# [Available records]
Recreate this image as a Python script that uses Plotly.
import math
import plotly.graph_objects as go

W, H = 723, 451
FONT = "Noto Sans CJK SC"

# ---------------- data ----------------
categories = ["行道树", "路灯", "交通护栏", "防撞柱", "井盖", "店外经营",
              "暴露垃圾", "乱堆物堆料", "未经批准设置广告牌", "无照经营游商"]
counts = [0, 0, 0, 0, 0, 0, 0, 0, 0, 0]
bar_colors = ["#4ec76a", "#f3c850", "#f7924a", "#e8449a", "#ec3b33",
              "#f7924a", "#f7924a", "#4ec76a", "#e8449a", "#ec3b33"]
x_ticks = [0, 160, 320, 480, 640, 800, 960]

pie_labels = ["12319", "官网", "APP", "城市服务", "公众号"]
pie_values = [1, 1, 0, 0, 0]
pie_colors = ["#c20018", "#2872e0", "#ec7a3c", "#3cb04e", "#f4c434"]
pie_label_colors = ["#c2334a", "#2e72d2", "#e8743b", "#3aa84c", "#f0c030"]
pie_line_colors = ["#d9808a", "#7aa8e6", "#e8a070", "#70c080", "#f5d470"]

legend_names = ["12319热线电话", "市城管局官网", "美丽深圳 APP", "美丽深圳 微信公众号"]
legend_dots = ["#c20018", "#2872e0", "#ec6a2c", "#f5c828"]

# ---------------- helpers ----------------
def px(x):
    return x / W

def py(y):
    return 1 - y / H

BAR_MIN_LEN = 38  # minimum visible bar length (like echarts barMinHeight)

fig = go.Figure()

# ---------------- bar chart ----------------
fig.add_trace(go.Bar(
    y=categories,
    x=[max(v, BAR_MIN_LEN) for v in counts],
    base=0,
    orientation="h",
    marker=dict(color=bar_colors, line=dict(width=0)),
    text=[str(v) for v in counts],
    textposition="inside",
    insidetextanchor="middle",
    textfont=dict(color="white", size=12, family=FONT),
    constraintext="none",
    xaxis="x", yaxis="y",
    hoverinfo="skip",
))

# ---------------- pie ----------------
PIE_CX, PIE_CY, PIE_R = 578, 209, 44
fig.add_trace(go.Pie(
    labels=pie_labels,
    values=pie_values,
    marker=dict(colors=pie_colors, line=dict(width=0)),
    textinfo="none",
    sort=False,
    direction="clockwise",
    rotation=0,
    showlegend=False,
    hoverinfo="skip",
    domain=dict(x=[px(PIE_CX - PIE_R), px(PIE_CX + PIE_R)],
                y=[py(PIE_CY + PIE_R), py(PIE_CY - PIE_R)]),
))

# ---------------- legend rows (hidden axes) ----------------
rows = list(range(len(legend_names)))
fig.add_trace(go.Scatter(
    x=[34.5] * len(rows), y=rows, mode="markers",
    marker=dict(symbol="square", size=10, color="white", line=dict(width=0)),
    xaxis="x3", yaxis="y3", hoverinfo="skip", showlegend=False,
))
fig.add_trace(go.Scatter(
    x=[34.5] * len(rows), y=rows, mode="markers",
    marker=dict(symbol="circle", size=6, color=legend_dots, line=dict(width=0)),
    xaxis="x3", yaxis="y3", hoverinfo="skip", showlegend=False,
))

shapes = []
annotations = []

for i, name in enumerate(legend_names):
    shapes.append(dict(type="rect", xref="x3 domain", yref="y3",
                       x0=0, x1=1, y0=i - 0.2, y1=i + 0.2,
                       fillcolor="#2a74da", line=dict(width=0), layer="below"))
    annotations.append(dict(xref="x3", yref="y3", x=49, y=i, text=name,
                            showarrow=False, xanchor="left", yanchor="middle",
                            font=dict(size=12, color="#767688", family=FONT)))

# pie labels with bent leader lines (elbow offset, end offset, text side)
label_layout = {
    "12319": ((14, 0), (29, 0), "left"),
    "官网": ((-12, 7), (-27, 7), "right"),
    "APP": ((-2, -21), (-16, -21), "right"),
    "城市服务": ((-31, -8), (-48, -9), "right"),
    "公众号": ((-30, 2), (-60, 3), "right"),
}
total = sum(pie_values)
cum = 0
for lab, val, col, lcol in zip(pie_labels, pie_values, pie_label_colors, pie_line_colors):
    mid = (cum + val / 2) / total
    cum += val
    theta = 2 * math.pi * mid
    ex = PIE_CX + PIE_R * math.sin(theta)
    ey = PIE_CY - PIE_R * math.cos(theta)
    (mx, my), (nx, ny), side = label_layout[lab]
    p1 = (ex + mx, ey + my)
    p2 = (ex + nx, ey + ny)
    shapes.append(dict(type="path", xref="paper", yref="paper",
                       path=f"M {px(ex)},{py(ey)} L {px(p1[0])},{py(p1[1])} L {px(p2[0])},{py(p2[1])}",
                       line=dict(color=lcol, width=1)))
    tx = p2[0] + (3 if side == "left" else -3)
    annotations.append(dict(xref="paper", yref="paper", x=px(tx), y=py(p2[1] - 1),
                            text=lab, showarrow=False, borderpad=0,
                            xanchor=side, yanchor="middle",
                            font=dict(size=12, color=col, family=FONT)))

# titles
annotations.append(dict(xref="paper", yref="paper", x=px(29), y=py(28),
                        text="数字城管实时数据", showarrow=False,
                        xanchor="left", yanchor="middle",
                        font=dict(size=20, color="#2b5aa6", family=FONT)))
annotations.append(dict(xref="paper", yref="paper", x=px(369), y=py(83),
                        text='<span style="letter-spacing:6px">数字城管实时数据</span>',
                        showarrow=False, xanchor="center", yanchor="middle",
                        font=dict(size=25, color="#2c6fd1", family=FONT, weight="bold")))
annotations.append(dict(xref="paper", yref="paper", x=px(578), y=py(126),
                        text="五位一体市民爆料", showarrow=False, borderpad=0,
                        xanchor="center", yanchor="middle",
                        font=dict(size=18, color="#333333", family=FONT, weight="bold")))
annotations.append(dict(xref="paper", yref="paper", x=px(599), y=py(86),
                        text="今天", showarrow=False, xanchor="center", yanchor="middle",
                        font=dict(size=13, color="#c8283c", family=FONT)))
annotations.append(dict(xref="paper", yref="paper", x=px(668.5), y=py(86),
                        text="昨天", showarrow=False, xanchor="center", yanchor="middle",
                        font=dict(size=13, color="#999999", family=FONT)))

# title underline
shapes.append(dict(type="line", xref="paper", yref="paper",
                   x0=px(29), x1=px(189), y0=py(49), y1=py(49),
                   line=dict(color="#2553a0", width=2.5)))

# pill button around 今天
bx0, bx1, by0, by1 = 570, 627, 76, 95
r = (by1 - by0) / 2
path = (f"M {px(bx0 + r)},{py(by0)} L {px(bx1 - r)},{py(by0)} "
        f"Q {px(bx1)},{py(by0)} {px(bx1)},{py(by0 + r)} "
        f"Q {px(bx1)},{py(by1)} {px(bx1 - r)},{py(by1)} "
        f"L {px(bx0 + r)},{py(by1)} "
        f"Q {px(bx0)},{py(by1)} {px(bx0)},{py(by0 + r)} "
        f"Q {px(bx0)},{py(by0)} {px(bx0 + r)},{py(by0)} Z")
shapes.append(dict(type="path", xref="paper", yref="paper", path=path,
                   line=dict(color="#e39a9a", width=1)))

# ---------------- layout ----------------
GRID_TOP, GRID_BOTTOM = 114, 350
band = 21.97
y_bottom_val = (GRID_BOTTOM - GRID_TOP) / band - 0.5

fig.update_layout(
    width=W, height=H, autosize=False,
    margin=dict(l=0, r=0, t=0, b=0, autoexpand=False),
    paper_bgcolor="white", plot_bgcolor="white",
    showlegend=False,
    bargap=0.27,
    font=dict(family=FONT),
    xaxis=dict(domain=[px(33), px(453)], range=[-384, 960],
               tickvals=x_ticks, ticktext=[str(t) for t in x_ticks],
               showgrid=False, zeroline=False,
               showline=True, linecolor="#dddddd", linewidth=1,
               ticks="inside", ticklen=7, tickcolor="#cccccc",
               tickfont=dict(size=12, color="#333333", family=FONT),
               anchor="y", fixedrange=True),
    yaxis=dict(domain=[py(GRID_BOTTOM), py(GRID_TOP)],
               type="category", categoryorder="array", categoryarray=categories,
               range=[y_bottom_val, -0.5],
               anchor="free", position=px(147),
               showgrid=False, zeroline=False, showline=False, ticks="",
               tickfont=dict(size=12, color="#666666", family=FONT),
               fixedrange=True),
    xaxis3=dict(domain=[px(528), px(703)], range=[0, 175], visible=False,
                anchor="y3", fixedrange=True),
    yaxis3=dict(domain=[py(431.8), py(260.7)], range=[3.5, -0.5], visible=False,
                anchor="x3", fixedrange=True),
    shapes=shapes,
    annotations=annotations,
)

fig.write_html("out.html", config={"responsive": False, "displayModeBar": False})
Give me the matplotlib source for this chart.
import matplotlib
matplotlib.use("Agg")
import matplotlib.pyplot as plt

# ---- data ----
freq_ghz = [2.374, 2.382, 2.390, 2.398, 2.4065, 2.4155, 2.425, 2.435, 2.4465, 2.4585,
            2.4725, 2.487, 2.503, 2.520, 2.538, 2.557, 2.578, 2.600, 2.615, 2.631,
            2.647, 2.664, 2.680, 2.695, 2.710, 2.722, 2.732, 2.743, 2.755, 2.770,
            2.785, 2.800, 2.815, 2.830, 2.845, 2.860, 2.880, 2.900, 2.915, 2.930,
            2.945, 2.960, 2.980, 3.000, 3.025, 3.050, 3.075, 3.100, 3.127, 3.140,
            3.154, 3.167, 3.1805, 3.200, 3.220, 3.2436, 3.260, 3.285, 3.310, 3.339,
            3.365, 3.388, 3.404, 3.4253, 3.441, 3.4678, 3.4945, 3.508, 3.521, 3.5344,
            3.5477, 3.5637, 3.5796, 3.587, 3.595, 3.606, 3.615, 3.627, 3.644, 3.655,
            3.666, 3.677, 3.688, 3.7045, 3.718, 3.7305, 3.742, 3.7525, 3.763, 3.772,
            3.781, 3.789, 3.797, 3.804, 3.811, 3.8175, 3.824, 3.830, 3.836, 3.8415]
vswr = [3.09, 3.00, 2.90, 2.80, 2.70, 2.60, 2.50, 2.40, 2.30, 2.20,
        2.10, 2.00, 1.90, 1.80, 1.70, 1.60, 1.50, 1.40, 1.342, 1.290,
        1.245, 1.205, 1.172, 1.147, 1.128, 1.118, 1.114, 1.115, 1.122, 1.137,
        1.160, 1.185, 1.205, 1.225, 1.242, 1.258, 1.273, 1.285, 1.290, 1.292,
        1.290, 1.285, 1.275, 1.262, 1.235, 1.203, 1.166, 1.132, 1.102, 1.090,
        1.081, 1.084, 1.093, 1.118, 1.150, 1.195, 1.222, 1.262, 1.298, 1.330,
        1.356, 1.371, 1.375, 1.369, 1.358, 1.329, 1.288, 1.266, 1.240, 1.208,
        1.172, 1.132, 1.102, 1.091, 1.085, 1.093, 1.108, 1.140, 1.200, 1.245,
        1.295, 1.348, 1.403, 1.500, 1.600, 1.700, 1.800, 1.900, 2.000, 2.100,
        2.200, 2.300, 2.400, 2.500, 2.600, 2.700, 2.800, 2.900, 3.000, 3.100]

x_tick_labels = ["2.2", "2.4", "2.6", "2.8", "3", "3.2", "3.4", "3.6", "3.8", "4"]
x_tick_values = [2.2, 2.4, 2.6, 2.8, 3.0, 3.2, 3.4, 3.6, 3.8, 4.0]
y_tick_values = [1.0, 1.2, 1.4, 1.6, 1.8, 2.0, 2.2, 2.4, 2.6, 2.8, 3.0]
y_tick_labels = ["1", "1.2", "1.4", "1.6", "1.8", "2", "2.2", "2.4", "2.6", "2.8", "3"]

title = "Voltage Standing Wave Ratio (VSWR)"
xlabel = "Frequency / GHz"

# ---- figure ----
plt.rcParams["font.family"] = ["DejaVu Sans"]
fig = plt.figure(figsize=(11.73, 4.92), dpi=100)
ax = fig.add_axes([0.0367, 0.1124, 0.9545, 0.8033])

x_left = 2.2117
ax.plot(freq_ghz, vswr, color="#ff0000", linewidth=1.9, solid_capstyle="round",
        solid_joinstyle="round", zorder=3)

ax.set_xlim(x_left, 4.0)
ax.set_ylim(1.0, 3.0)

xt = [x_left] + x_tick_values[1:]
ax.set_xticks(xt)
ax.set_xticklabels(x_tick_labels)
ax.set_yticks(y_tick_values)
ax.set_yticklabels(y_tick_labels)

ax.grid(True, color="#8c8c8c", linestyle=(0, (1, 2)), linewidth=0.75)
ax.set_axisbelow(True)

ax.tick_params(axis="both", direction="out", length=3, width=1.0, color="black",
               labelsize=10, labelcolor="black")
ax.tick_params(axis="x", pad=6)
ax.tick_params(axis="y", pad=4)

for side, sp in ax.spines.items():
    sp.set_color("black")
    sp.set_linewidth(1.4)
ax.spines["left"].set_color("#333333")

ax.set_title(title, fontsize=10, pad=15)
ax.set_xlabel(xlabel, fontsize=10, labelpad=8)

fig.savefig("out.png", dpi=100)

# [Aim]
All lines from the beginning of the material above through the one with "return 1 - y / H" need to be returned exactly; please return those and only those.

# [Output below]
Recreate this image as a Python script that uses Plotly.
import math
import plotly.graph_objects as go

W, H = 723, 451
FONT = "Noto Sans CJK SC"

# ---------------- data ----------------
categories = ["行道树", "路灯", "交通护栏", "防撞柱", "井盖", "店外经营",
              "暴露垃圾", "乱堆物堆料", "未经批准设置广告牌", "无照经营游商"]
counts = [0, 0, 0, 0, 0, 0, 0, 0, 0, 0]
bar_colors = ["#4ec76a", "#f3c850", "#f7924a", "#e8449a", "#ec3b33",
              "#f7924a", "#f7924a", "#4ec76a", "#e8449a", "#ec3b33"]
x_ticks = [0, 160, 320, 480, 640, 800, 960]

pie_labels = ["12319", "官网", "APP", "城市服务", "公众号"]
pie_values = [1, 1, 0, 0, 0]
pie_colors = ["#c20018", "#2872e0", "#ec7a3c", "#3cb04e", "#f4c434"]
pie_label_colors = ["#c2334a", "#2e72d2", "#e8743b", "#3aa84c", "#f0c030"]
pie_line_colors = ["#d9808a", "#7aa8e6", "#e8a070", "#70c080", "#f5d470"]

legend_names = ["12319热线电话", "市城管局官网", "美丽深圳 APP", "美丽深圳 微信公众号"]
legend_dots = ["#c20018", "#2872e0", "#ec6a2c", "#f5c828"]

# ---------------- helpers ----------------
def px(x):
    return x / W

def py(y):
    return 1 - y / H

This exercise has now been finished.